WORK TO DO: Your job is to retype all of the data word for word, leaving every image out.

Rows from a dataset of charts and code:
*-*-*

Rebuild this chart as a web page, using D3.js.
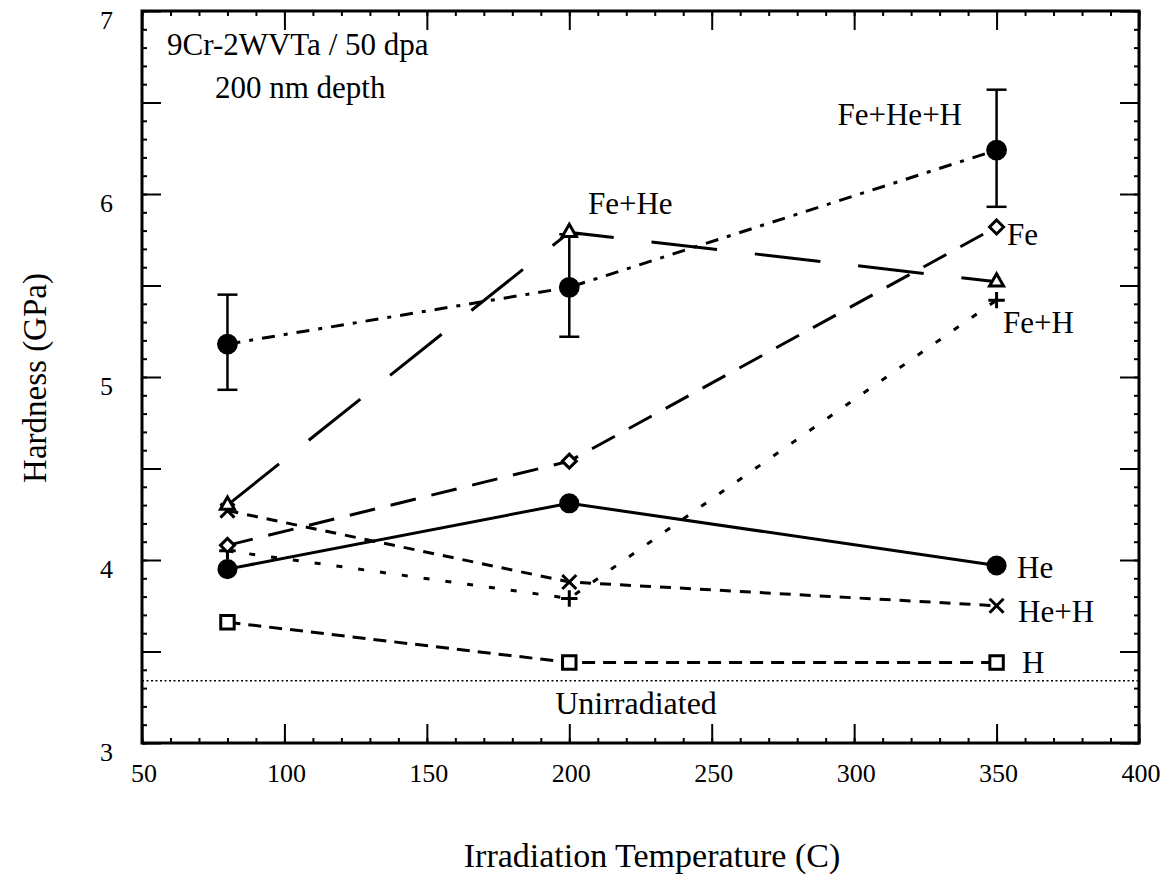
<!DOCTYPE html>
<html>
<head>
<meta charset="utf-8">
<script src="https://cdn.jsdelivr.net/npm/d3@7"></script>
<style>
  html, body { margin: 0; padding: 0; background: #fff; }
  svg { display: block; }
  text { font-family: "Liberation Serif", "Times New Roman", serif; fill: #000; }
</style>
</head>
<body>
<svg id="chart" width="1173" height="892"></svg>
<script>
// ---- data ----
const temps = [80, 200, 350];
const feHeH = [5.18, 5.49, 6.24];
const feHeHErrLow = [4.93, 5.22, 5.93];
const feHeHErrHigh = [5.45, 5.78, 6.57];
const fe = [4.08, 4.54, 5.82];
const feHe = [4.30, 5.79, 5.52];
const feH = [4.05, 3.79, 5.42];
const he = [3.95, 4.31, 3.97];
const heH = [4.27, 3.88, 3.75];
const hOnly = [3.66, 3.44, 3.44];
const unirradiated = 3.34;
const xTicks = [50, 100, 150, 200, 250, 300, 350, 400];
const yTicks = [3, 4, 5, 6, 7];
const seriesNames = ["Fe+He+H", "Fe", "Fe+He", "Fe+H", "He", "He+H", "H"];

// ---- layout ----
const svg = d3.select("#chart");
const x = d3.scaleLinear().domain([50, 400]).range([142, 1139]);
const y = d3.scaleLinear().domain([3, 7]).range([743, 11]);
const X0 = x.range()[0], X1 = x.range()[1], Y0 = y.range()[0], Y1 = y.range()[1];

// axes with inward ticks
const xMinor = d3.range(50, 401, 10);
const yMinor = d3.range(3, 7.001, 0.1).map(v => +v.toFixed(1));
const yMajor = d3.range(3, 7.001, 0.5);
function axisStyle(g) {
  g.select(".domain").remove();
  g.selectAll("line").attr("stroke", "#000").attr("stroke-width", 2);
  g.selectAll("text").remove();
}
svg.append("g").attr("transform", `translate(0,${Y0})`)
  .call(d3.axisBottom(x).tickValues(xMinor).tickSize(-5)).call(axisStyle);
svg.append("g").attr("transform", `translate(0,${Y0})`)
  .call(d3.axisBottom(x).tickValues(xTicks).tickSize(-19)).call(axisStyle);
svg.append("g").attr("transform", `translate(0,${Y1})`)
  .call(d3.axisTop(x).tickValues(xMinor).tickSize(-5)).call(axisStyle);
svg.append("g").attr("transform", `translate(0,${Y1})`)
  .call(d3.axisTop(x).tickValues(xTicks).tickSize(-19)).call(axisStyle);
svg.append("g").attr("transform", `translate(${X0},0)`)
  .call(d3.axisLeft(y).tickValues(yMinor).tickSize(-5)).call(axisStyle);
svg.append("g").attr("transform", `translate(${X0},0)`)
  .call(d3.axisLeft(y).tickValues(yMajor).tickSize(-19)).call(axisStyle);
svg.append("g").attr("transform", `translate(${X1},0)`)
  .call(d3.axisRight(y).tickValues(yMinor).tickSize(-5)).call(axisStyle);
svg.append("g").attr("transform", `translate(${X1},0)`)
  .call(d3.axisRight(y).tickValues(yMajor).tickSize(-19)).call(axisStyle);

svg.append("rect").attr("x", X0).attr("y", Y1).attr("width", X1 - X0).attr("height", Y0 - Y1)
  .attr("fill", "none").attr("stroke", "#000").attr("stroke-width", 3);

// tick labels
svg.append("g").selectAll("text").data(xTicks).join("text")
  .attr("x", d => x(d) + 2).attr("y", 782).attr("text-anchor", "middle")
  .attr("font-size", 26).text(d => d);
svg.append("g").selectAll("text").data(yTicks).join("text")
  .attr("x", 113).attr("y", d => y(d) + 18).attr("text-anchor", "end")
  .attr("font-size", 26).text(d => d);

// axis titles
svg.append("text").attr("x", 652).attr("y", 867).attr("text-anchor", "middle")
  .attr("font-size", 34).text("Irradiation Temperature (C)");
svg.append("text").attr("transform", "translate(46,378) rotate(-90)")
  .attr("text-anchor", "middle").attr("font-size", 33).text("Hardness (GPa)");

// annotations
svg.append("text").attr("x", 167).attr("y", 55).attr("font-size", 31).text("9Cr-2WVTa / 50 dpa");
svg.append("text").attr("x", 215).attr("y", 98).attr("font-size", 31).text("200 nm depth");

// unirradiated line
svg.append("line").attr("x1", X0).attr("x2", X1).attr("y1", y(unirradiated)).attr("y2", y(unirradiated))
  .attr("stroke", "#000").attr("stroke-width", 1.5).attr("stroke-dasharray", "2,2.5");
svg.append("text").attr("x", 636).attr("y", 714).attr("text-anchor", "middle")
  .attr("font-size", 32).text("Unirradiated");

// series lines
const line = d3.line().x((d, i) => x(temps[i])).y(d => y(d));
const seriesDefs = [
  { v: feHeH, dash: "13,9,4,9" },
  { v: fe, dash: "26,16" },
  { v: feHe, dash: "66,38" },
  { v: feH, dash: "6,16" },
  { v: he, dash: null },
  { v: heH, dash: "11,9" },
  { v: hOnly, dash: "13,8" }
];
seriesDefs.forEach(s => {
  svg.append("path").datum(s.v).attr("d", line)
    .attr("fill", "none").attr("stroke", "#000").attr("stroke-width", 3)
    .attr("stroke-dasharray", s.dash);
});

// error bars for Fe+He+H
const eb = svg.append("g").attr("stroke", "#000").attr("stroke-width", 2.5);
temps.forEach((t, i) => {
  eb.append("line").attr("x1", x(t)).attr("x2", x(t)).attr("y1", y(feHeHErrLow[i])).attr("y2", y(feHeHErrHigh[i]));
  eb.append("line").attr("x1", x(t) - 10).attr("x2", x(t) + 10).attr("y1", y(feHeHErrLow[i])).attr("y2", y(feHeHErrLow[i]));
  eb.append("line").attr("x1", x(t) - 10).attr("x2", x(t) + 10).attr("y1", y(feHeHErrHigh[i])).attr("y2", y(feHeHErrHigh[i]));
});

// markers
function markers(vals, type, size, filled) {
  svg.append("g").selectAll("path").data(vals).join("path")
    .attr("transform", (d, i) => `translate(${x(temps[i])},${y(d)})`)
    .attr("d", d3.symbol().type(type).size(size))
    .attr("fill", filled ? "#000" : "#fff")
    .attr("stroke", "#000").attr("stroke-width", 3);
}
markers(hOnly, d3.symbolSquare2, 230, false);
markers(heH, d3.symbolTimes, 130, false);
markers(feH, d3.symbolPlus, 90, false);
markers(feHe, d3.symbolTriangle2, 140, false);
markers(fe, d3.symbolDiamond2, 125, false);
markers(he, d3.symbolCircle, 230, true);
markers(feHeH, d3.symbolCircle, 250, true);

// series labels
const labelPos = [
  { x: 962, y: 125, anchor: "end" },
  { x: 1007, y: 245, anchor: "start" },
  { x: 588, y: 214, anchor: "start" },
  { x: 1003, y: 333, anchor: "start" },
  { x: 1017, y: 578, anchor: "start" },
  { x: 1018, y: 622, anchor: "start" },
  { x: 1022, y: 673, anchor: "start" }
];
svg.append("g").selectAll("text").data(seriesNames).join("text")
  .attr("x", (d, i) => labelPos[i].x).attr("y", (d, i) => labelPos[i].y)
  .attr("text-anchor", (d, i) => labelPos[i].anchor)
  .attr("font-size", 31).text(d => d);
</script>
</body>
</html>
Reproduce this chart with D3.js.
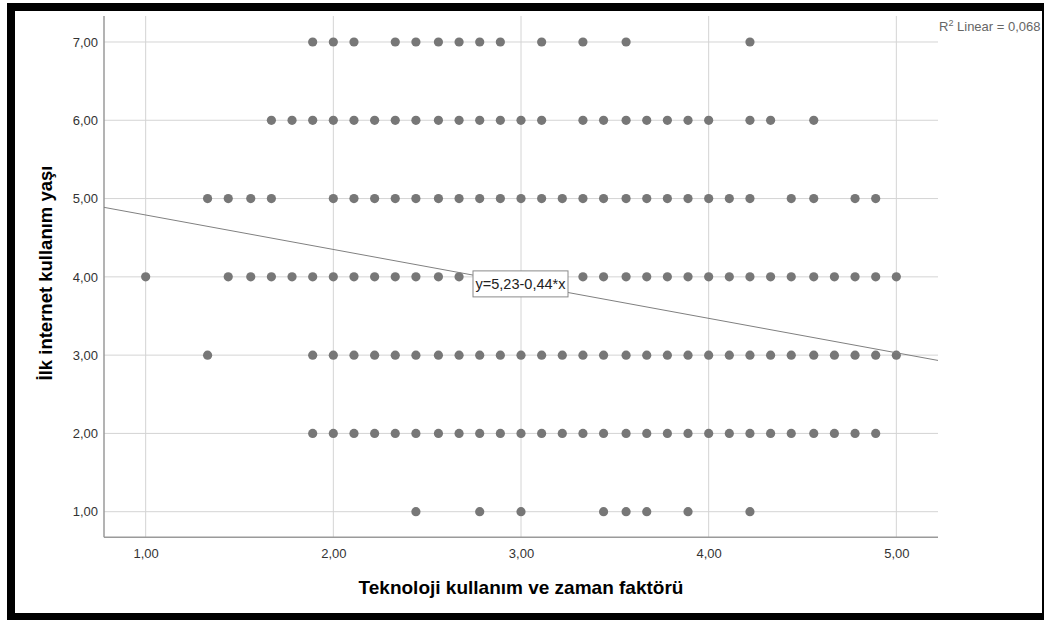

*-*-*

SOLUTION TO THE EXERCISE:
Rebuild this chart as a web page, using D3.js.
<!DOCTYPE html>
<html>
<head>
<meta charset="utf-8">
<script src="https://cdn.jsdelivr.net/npm/d3@7"></script>
<style>
  html, body { margin: 0; padding: 0; background: #fff; }
  svg { display: block; }
  text { font-family: "Liberation Serif", "Times New Roman", serif; fill: #000; }
</style>
</head>
<body>
<svg id="chart" width="1173" height="892"></svg>
<script>
// ---- data ----
const temps = [80, 200, 350];
const feHeH = [5.18, 5.49, 6.24];
const feHeHErrLow = [4.93, 5.22, 5.93];
const feHeHErrHigh = [5.45, 5.78, 6.57];
const fe = [4.08, 4.54, 5.82];
const feHe = [4.30, 5.79, 5.52];
const feH = [4.05, 3.79, 5.42];
const he = [3.95, 4.31, 3.97];
const heH = [4.27, 3.88, 3.75];
const hOnly = [3.66, 3.44, 3.44];
const unirradiated = 3.34;
const xTicks = [50, 100, 150, 200, 250, 300, 350, 400];
const yTicks = [3, 4, 5, 6, 7];
const seriesNames = ["Fe+He+H", "Fe", "Fe+He", "Fe+H", "He", "He+H", "H"];

// ---- layout ----
const svg = d3.select("#chart");
const x = d3.scaleLinear().domain([50, 400]).range([142, 1139]);
const y = d3.scaleLinear().domain([3, 7]).range([743, 11]);
const X0 = x.range()[0], X1 = x.range()[1], Y0 = y.range()[0], Y1 = y.range()[1];

// axes with inward ticks
const xMinor = d3.range(50, 401, 10);
const yMinor = d3.range(3, 7.001, 0.1).map(v => +v.toFixed(1));
const yMajor = d3.range(3, 7.001, 0.5);
function axisStyle(g) {
  g.select(".domain").remove();
  g.selectAll("line").attr("stroke", "#000").attr("stroke-width", 2);
  g.selectAll("text").remove();
}
svg.append("g").attr("transform", `translate(0,${Y0})`)
  .call(d3.axisBottom(x).tickValues(xMinor).tickSize(-5)).call(axisStyle);
svg.append("g").attr("transform", `translate(0,${Y0})`)
  .call(d3.axisBottom(x).tickValues(xTicks).tickSize(-19)).call(axisStyle);
svg.append("g").attr("transform", `translate(0,${Y1})`)
  .call(d3.axisTop(x).tickValues(xMinor).tickSize(-5)).call(axisStyle);
svg.append("g").attr("transform", `translate(0,${Y1})`)
  .call(d3.axisTop(x).tickValues(xTicks).tickSize(-19)).call(axisStyle);
svg.append("g").attr("transform", `translate(${X0},0)`)
  .call(d3.axisLeft(y).tickValues(yMinor).tickSize(-5)).call(axisStyle);
svg.append("g").attr("transform", `translate(${X0},0)`)
  .call(d3.axisLeft(y).tickValues(yMajor).tickSize(-19)).call(axisStyle);
svg.append("g").attr("transform", `translate(${X1},0)`)
  .call(d3.axisRight(y).tickValues(yMinor).tickSize(-5)).call(axisStyle);
svg.append("g").attr("transform", `translate(${X1},0)`)
  .call(d3.axisRight(y).tickValues(yMajor).tickSize(-19)).call(axisStyle);

svg.append("rect").attr("x", X0).attr("y", Y1).attr("width", X1 - X0).attr("height", Y0 - Y1)
  .attr("fill", "none").attr("stroke", "#000").attr("stroke-width", 3);

// tick labels
svg.append("g").selectAll("text").data(xTicks).join("text")
  .attr("x", d => x(d) + 2).attr("y", 782).attr("text-anchor", "middle")
  .attr("font-size", 26).text(d => d);
svg.append("g").selectAll("text").data(yTicks).join("text")
  .attr("x", 113).attr("y", d => y(d) + 18).attr("text-anchor", "end")
  .attr("font-size", 26).text(d => d);

// axis titles
svg.append("text").attr("x", 652).attr("y", 867).attr("text-anchor", "middle")
  .attr("font-size", 34).text("Irradiation Temperature (C)");
svg.append("text").attr("transform", "translate(46,378) rotate(-90)")
  .attr("text-anchor", "middle").attr("font-size", 33).text("Hardness (GPa)");

// annotations
svg.append("text").attr("x", 167).attr("y", 55).attr("font-size", 31).text("9Cr-2WVTa / 50 dpa");
svg.append("text").attr("x", 215).attr("y", 98).attr("font-size", 31).text("200 nm depth");

// unirradiated line
svg.append("line").attr("x1", X0).attr("x2", X1).attr("y1", y(unirradiated)).attr("y2", y(unirradiated))
  .attr("stroke", "#000").attr("stroke-width", 1.5).attr("stroke-dasharray", "2,2.5");
svg.append("text").attr("x", 636).attr("y", 714).attr("text-anchor", "middle")
  .attr("font-size", 32).text("Unirradiated");

// series lines
const line = d3.line().x((d, i) => x(temps[i])).y(d => y(d));
const seriesDefs = [
  { v: feHeH, dash: "13,9,4,9" },
  { v: fe, dash: "26,16" },
  { v: feHe, dash: "66,38" },
  { v: feH, dash: "6,16" },
  { v: he, dash: null },
  { v: heH, dash: "11,9" },
  { v: hOnly, dash: "13,8" }
];
seriesDefs.forEach(s => {
  svg.append("path").datum(s.v).attr("d", line)
    .attr("fill", "none").attr("stroke", "#000").attr("stroke-width", 3)
    .attr("stroke-dasharray", s.dash);
});

// error bars for Fe+He+H
const eb = svg.append("g").attr("stroke", "#000").attr("stroke-width", 2.5);
temps.forEach((t, i) => {
  eb.append("line").attr("x1", x(t)).attr("x2", x(t)).attr("y1", y(feHeHErrLow[i])).attr("y2", y(feHeHErrHigh[i]));
  eb.append("line").attr("x1", x(t) - 10).attr("x2", x(t) + 10).attr("y1", y(feHeHErrLow[i])).attr("y2", y(feHeHErrLow[i]));
  eb.append("line").attr("x1", x(t) - 10).attr("x2", x(t) + 10).attr("y1", y(feHeHErrHigh[i])).attr("y2", y(feHeHErrHigh[i]));
});

// markers
function markers(vals, type, size, filled) {
  svg.append("g").selectAll("path").data(vals).join("path")
    .attr("transform", (d, i) => `translate(${x(temps[i])},${y(d)})`)
    .attr("d", d3.symbol().type(type).size(size))
    .attr("fill", filled ? "#000" : "#fff")
    .attr("stroke", "#000").attr("stroke-width", 3);
}
markers(hOnly, d3.symbolSquare2, 230, false);
markers(heH, d3.symbolTimes, 130, false);
markers(feH, d3.symbolPlus, 90, false);
markers(feHe, d3.symbolTriangle2, 140, false);
markers(fe, d3.symbolDiamond2, 125, false);
markers(he, d3.symbolCircle, 230, true);
markers(feHeH, d3.symbolCircle, 250, true);

// series labels
const labelPos = [
  { x: 962, y: 125, anchor: "end" },
  { x: 1007, y: 245, anchor: "start" },
  { x: 588, y: 214, anchor: "start" },
  { x: 1003, y: 333, anchor: "start" },
  { x: 1017, y: 578, anchor: "start" },
  { x: 1018, y: 622, anchor: "start" },
  { x: 1022, y: 673, anchor: "start" }
];
svg.append("g").selectAll("text").data(seriesNames).join("text")
  .attr("x", (d, i) => labelPos[i].x).attr("y", (d, i) => labelPos[i].y)
  .attr("text-anchor", (d, i) => labelPos[i].anchor)
  .attr("font-size", 31).text(d => d);
</script>
</body>
</html>
Reproduce this chart with D3.js.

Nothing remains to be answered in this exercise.